Email is a Window-Face Envelope

First - no excuses for the silence, but sometimes work gets in the way of a good idea!

I was recently at a session on social networking with a couple of school kids who were talking about how they communicate with each other and with their networks.

On the whole, their preferred manner is through the network application (mySpace in their case) - notably if they knew their friends were online *now*. If not through the SocNet, then their next preferences were Instant Messenger or SMS (text). In fact, they commented that they used IM and SMS for private conversations; SMS for speed; and the SocNet for the public comments (more on this later).

They don't like email.

Yes, in fact they really don't like email.

Why not? Well, the only who they need to talk to who aren't on either their network or their IM buddy list are clearly not friends. They are parents, teachers, supervisors - authority figures of some kind, with whom they communicate through the 'legacy' communication systems of their elders choice. Email.
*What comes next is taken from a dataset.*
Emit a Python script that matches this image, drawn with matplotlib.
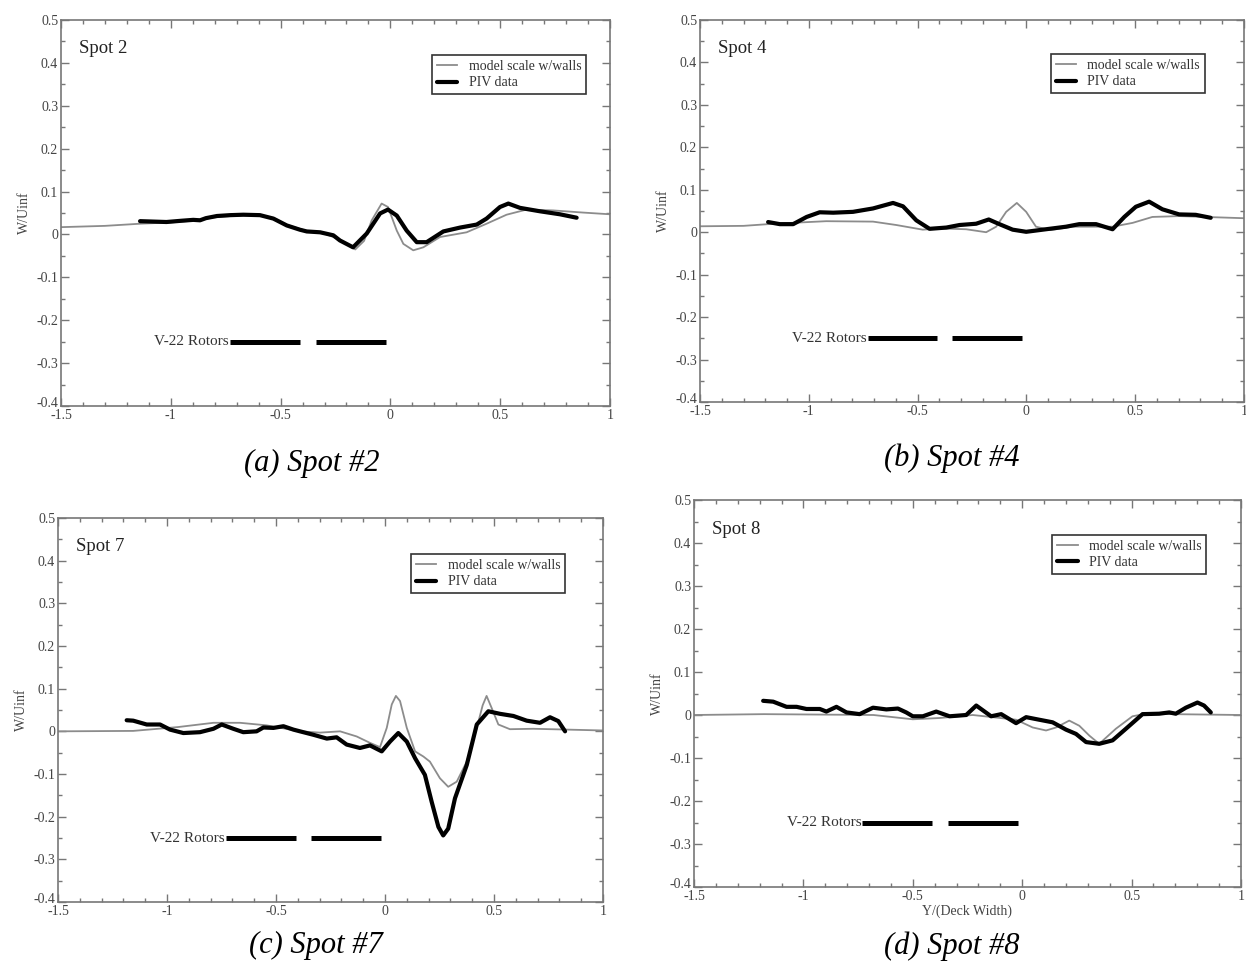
import numpy as np
import matplotlib
matplotlib.use('Agg')
import matplotlib.pyplot as plt
from matplotlib.ticker import MultipleLocator
from matplotlib.transforms import ScaledTranslation

plt.rcParams['font.family'] = ['Liberation Serif', 'DejaVu Serif']
plt.rcParams['axes.unicode_minus'] = False

# panel (a) spot 2
A_MODEL_X = [-1.5, -1.3, -1.14, -1.0, -0.9, -0.8, -0.7, -0.6, -0.53, -0.47, -0.38, -0.3, -0.23, -0.16,
             -0.12, -0.085, -0.04, -0.011, 0.029, 0.059, 0.104, 0.15, 0.226, 0.347, 0.438, 0.529, 0.62,
             0.742, 0.878, 1.0]
A_MODEL_Y = [0.017, 0.020, 0.025, 0.028, 0.032, 0.040, 0.044, 0.045, 0.038, 0.022, 0.008, 0.002, -0.012,
             -0.035, -0.015, 0.033, 0.072, 0.064, 0.009, -0.022, -0.037, -0.030, -0.006, 0.005, 0.025,
             0.046, 0.058, 0.056, 0.051, 0.047]
A_PIV_X = [-1.14, -1.08, -1.02, -0.95, -0.898, -0.867, -0.84, -0.79, -0.73, -0.67, -0.594, -0.533, -0.472,
           -0.412, -0.381, -0.32, -0.26, -0.23, -0.17, -0.108, -0.047, -0.011, 0.029, 0.074, 0.12, 0.165,
           0.241, 0.317, 0.393, 0.438, 0.499, 0.537, 0.59, 0.681, 0.772, 0.848]
A_PIV_Y = [0.031, 0.030, 0.029, 0.032, 0.034, 0.033, 0.038, 0.043, 0.045, 0.046, 0.045, 0.037, 0.021,
           0.011, 0.007, 0.005, -0.002, -0.014, -0.030, 0.002, 0.049, 0.058, 0.044, 0.009, -0.018,
           -0.018, 0.007, 0.016, 0.023, 0.037, 0.064, 0.072, 0.062, 0.054, 0.047, 0.039]

# panel (b) spot 4
B_MODEL_X = [-1.5, -1.3, -1.16, -0.92, -0.705, -0.598, -0.476, -0.399, -0.277, -0.185, -0.139, -0.093,
             -0.044, -0.001, 0.044, 0.11, 0.212, 0.396, 0.488, 0.579, 0.702, 1.0]
B_MODEL_Y = [0.014, 0.015, 0.020, 0.026, 0.025, 0.017, 0.006, 0.009, 0.007, 0.000, 0.013, 0.048, 0.069,
             0.048, 0.013, 0.005, 0.013, 0.013, 0.022, 0.036, 0.038, 0.033]
B_PIV_X = [-1.187, -1.133, -1.072, -1.01, -0.95, -0.888, -0.797, -0.705, -0.613, -0.567, -0.506, -0.445,
           -0.368, -0.307, -0.231, -0.173, -0.124, -0.063, -0.001, 0.09, 0.182, 0.243, 0.32, 0.396, 0.45,
           0.503, 0.564, 0.625, 0.702, 0.778, 0.847]
B_PIV_Y = [0.024, 0.019, 0.019, 0.036, 0.047, 0.046, 0.048, 0.056, 0.069, 0.061, 0.028, 0.008, 0.011,
           0.017, 0.020, 0.030, 0.019, 0.006, 0.001, 0.007, 0.013, 0.019, 0.019, 0.007, 0.036, 0.060,
           0.072, 0.054, 0.042, 0.041, 0.034]

# panel (c) spot 7
C_MODEL_X = [-1.5, -1.155, -0.95, -0.787, -0.665, -0.543, -0.39, -0.298, -0.206, -0.13, -0.069, -0.023,
             0.008, 0.031, 0.05, 0.069, 0.1, 0.138, 0.176, 0.206, 0.252, 0.29, 0.329, 0.375, 0.421, 0.448,
             0.466, 0.489, 0.52, 0.573, 0.68, 1.0]
C_MODEL_Y = [0.0, 0.001, 0.010, 0.020, 0.020, 0.014, 0.0, -0.003, 0.0, -0.012, -0.027, -0.037, 0.008,
             0.063, 0.083, 0.071, 0.008, -0.047, -0.059, -0.071, -0.110, -0.130, -0.118, -0.071, 0.008,
             0.061, 0.083, 0.055, 0.016, 0.005, 0.006, 0.002]
C_PIV_X = [-1.185, -1.155, -1.093, -1.032, -0.986, -0.925, -0.849, -0.787, -0.749, -0.696, -0.65, -0.589,
           -0.558, -0.512, -0.466, -0.42, -0.39, -0.329, -0.267, -0.222, -0.176, -0.115, -0.069, -0.015,
           0.023, 0.061, 0.1, 0.138, 0.183, 0.214, 0.245, 0.267, 0.29, 0.321, 0.375, 0.421, 0.474, 0.528,
           0.589, 0.65, 0.711, 0.757, 0.795, 0.826]
C_PIV_Y = [0.026, 0.025, 0.016, 0.016, 0.004, -0.004, -0.002, 0.006, 0.016, 0.006, -0.002, 0.0, 0.009,
           0.008, 0.012, 0.004, 0.0, -0.008, -0.017, -0.014, -0.031, -0.039, -0.033, -0.047, -0.024,
           -0.004, -0.024, -0.063, -0.102, -0.165, -0.224, -0.244, -0.228, -0.157, -0.079, 0.016, 0.047,
           0.041, 0.036, 0.025, 0.020, 0.033, 0.024, 0.0]

# panel (d) spot 8
D_MODEL_X = [-1.5, -1.18, -0.68, -0.59, -0.5, -0.378, -0.226, -0.028, 0.048, 0.109, 0.155, 0.215, 0.261,
             0.307, 0.352, 0.428, 0.504, 0.565, 0.687, 1.0]
D_MODEL_Y = [0.0, 0.002, 0.0, -0.005, -0.010, -0.007, 0.0, -0.011, -0.029, -0.036, -0.029, -0.013,
             -0.025, -0.048, -0.067, -0.032, -0.003, 0.003, 0.002, 0.0]
D_PIV_X = [-1.184, -1.138, -1.077, -1.031, -0.986, -0.925, -0.895, -0.849, -0.803, -0.743, -0.682, -0.621,
           -0.568, -0.53, -0.5, -0.454, -0.393, -0.332, -0.256, -0.21, -0.142, -0.096, -0.028, 0.018,
           0.078, 0.139, 0.2, 0.246, 0.292, 0.352, 0.413, 0.474, 0.55, 0.626, 0.672, 0.702, 0.748, 0.801,
           0.831, 0.862]
D_PIV_Y = [0.033, 0.031, 0.019, 0.019, 0.014, 0.014, 0.008, 0.019, 0.006, 0.002, 0.017, 0.013, 0.015,
           0.006, -0.003, -0.003, 0.008, -0.003, 0.0, 0.022, -0.003, 0.002, -0.019, -0.005, -0.011,
           -0.017, -0.034, -0.044, -0.063, -0.067, -0.059, -0.032, 0.002, 0.003, 0.006, 0.003, 0.017,
           0.029, 0.022, 0.006]

ROTOR_SPANS = [(-0.73, -0.41), (-0.34, -0.02)]
ROTOR_Y = -0.25

SPOT_LABELS = ['Spot 2', 'Spot 4', 'Spot 7', 'Spot 8']
CAPTIONS = ['(a) Spot #2', '(b) Spot #4', '(c) Spot #7', '(d) Spot #8']
MODEL_X = [A_MODEL_X, B_MODEL_X, C_MODEL_X, D_MODEL_X]
MODEL_Y = [A_MODEL_Y, B_MODEL_Y, C_MODEL_Y, D_MODEL_Y]
PIV_X = [A_PIV_X, B_PIV_X, C_PIV_X, D_PIV_X]
PIV_Y = [A_PIV_Y, B_PIV_Y, C_PIV_Y, D_PIV_Y]

W, H = 1246, 967
# axes boxes in pixels: left, top, right, bottom
boxes = [(61, 20, 610, 406), (700, 20, 1244, 402), (58, 518, 603, 902), (694, 500, 1241, 887)]
legend_anchor = [(0.969, 0.927), (0.941, 0.929), (0.943, 0.924), (0.949, 0.928)]
caption_pos = [(312, 463), (952, 458), (316, 945), (952, 946)]

fig = plt.figure(figsize=(W / 100, H / 100), dpi=100)
grey = '#777777'

for i in range(4):
    l, t, r, b = boxes[i]
    ax = fig.add_axes([l / W, 1 - b / H, (r - l) / W, (b - t) / H])
    ax.plot(MODEL_X[i], MODEL_Y[i], color='#8c8c8c', lw=1.3, label='model scale w/walls')
    ax.plot(PIV_X[i], PIV_Y[i], color='black', lw=3, label='PIV data',
            solid_joinstyle='round', solid_capstyle='round')
    for x0, x1 in ROTOR_SPANS:
        ax.plot([x0, x1], [ROTOR_Y, ROTOR_Y], color='black', lw=3.6, solid_capstyle='butt')
    ax.text(ROTOR_SPANS[0][0] - 0.005, ROTOR_Y, 'V-22 Rotors', ha='right', va='center',
            fontsize=11, color='#333333')
    ax.text(0.033, 0.925, SPOT_LABELS[i], transform=ax.transAxes, fontsize=13.5,
            color='#222222', va='center')

    ax.set_xlim(-1.5, 1)
    ax.set_ylim(-0.4, 0.5)
    ax.xaxis.set_major_locator(MultipleLocator(0.5))
    ax.xaxis.set_minor_locator(MultipleLocator(0.1))
    ax.yaxis.set_major_locator(MultipleLocator(0.1))
    ax.yaxis.set_minor_locator(MultipleLocator(0.05))
    ax.xaxis.set_major_formatter(lambda v, p: f'{v:g}')
    ax.yaxis.set_major_formatter(lambda v, p: f'{round(v, 2):g}')
    ax.tick_params(which='both', direction='in', top=True, right=True, color=grey,
                   labelcolor='#444444', labelsize=10, pad=2)
    ax.tick_params(which='major', length=6, width=1)
    ax.tick_params(which='minor', length=3, width=1)
    for s in ax.spines.values():
        s.set_color(grey)
        s.set_linewidth(1.2)
    ax.set_ylabel('W/Uinf', fontsize=10, color='#444444', labelpad=4)
    if i == 3:
        ax.set_xlabel('Y/(Deck Width)', fontsize=10, color='#444444', labelpad=1)

    # lift the corner "-0.4" label a little, like the original
    fig.canvas.draw()
    for lab in ax.get_yticklabels():
        if lab.get_text() == '-0.4':
            lab.set_transform(lab.get_transform() + ScaledTranslation(0, 4 / 100, fig.dpi_scale_trans))

    leg = ax.legend(loc='upper right', bbox_to_anchor=legend_anchor[i], fontsize=10,
                    frameon=True, fancybox=False, framealpha=1, edgecolor='#333333',
                    handlelength=1.5, handletextpad=0.8, labelspacing=0.25, borderpad=0.35)
    leg.get_frame().set_linewidth(1.2)
    for txt in leg.get_texts():
        txt.set_color('#333333')

    cx, cy = caption_pos[i]
    fig.text(cx / W, 1 - cy / H, CAPTIONS[i], ha='center', va='center', fontsize=22,
             style='italic', color='black')

fig.savefig('out.png', dpi=100)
Remember the days of snail mail? Hand written or even machine addressed envelopes were fine, looked forward to, exciting. But when a window-faced envelope arrived, well, that meant the bank or the lawyer or, more likely, some bill for something. You dealt with window-faced envelopes reluctantly, as a necessity. This was authority encroaching on something that should be fun.

And that's how GenC sees email. Just like a window-faced envelope.....

Makes you wonder if long term, this might have an impact on how FaceBook sends out alerts. While email suits those tied to their inbox, if I live on IM and SMS, the alerts are going to dead air. Only when I join the workforce and my inbox rules my day, will those little alerts become a have instead of more hell.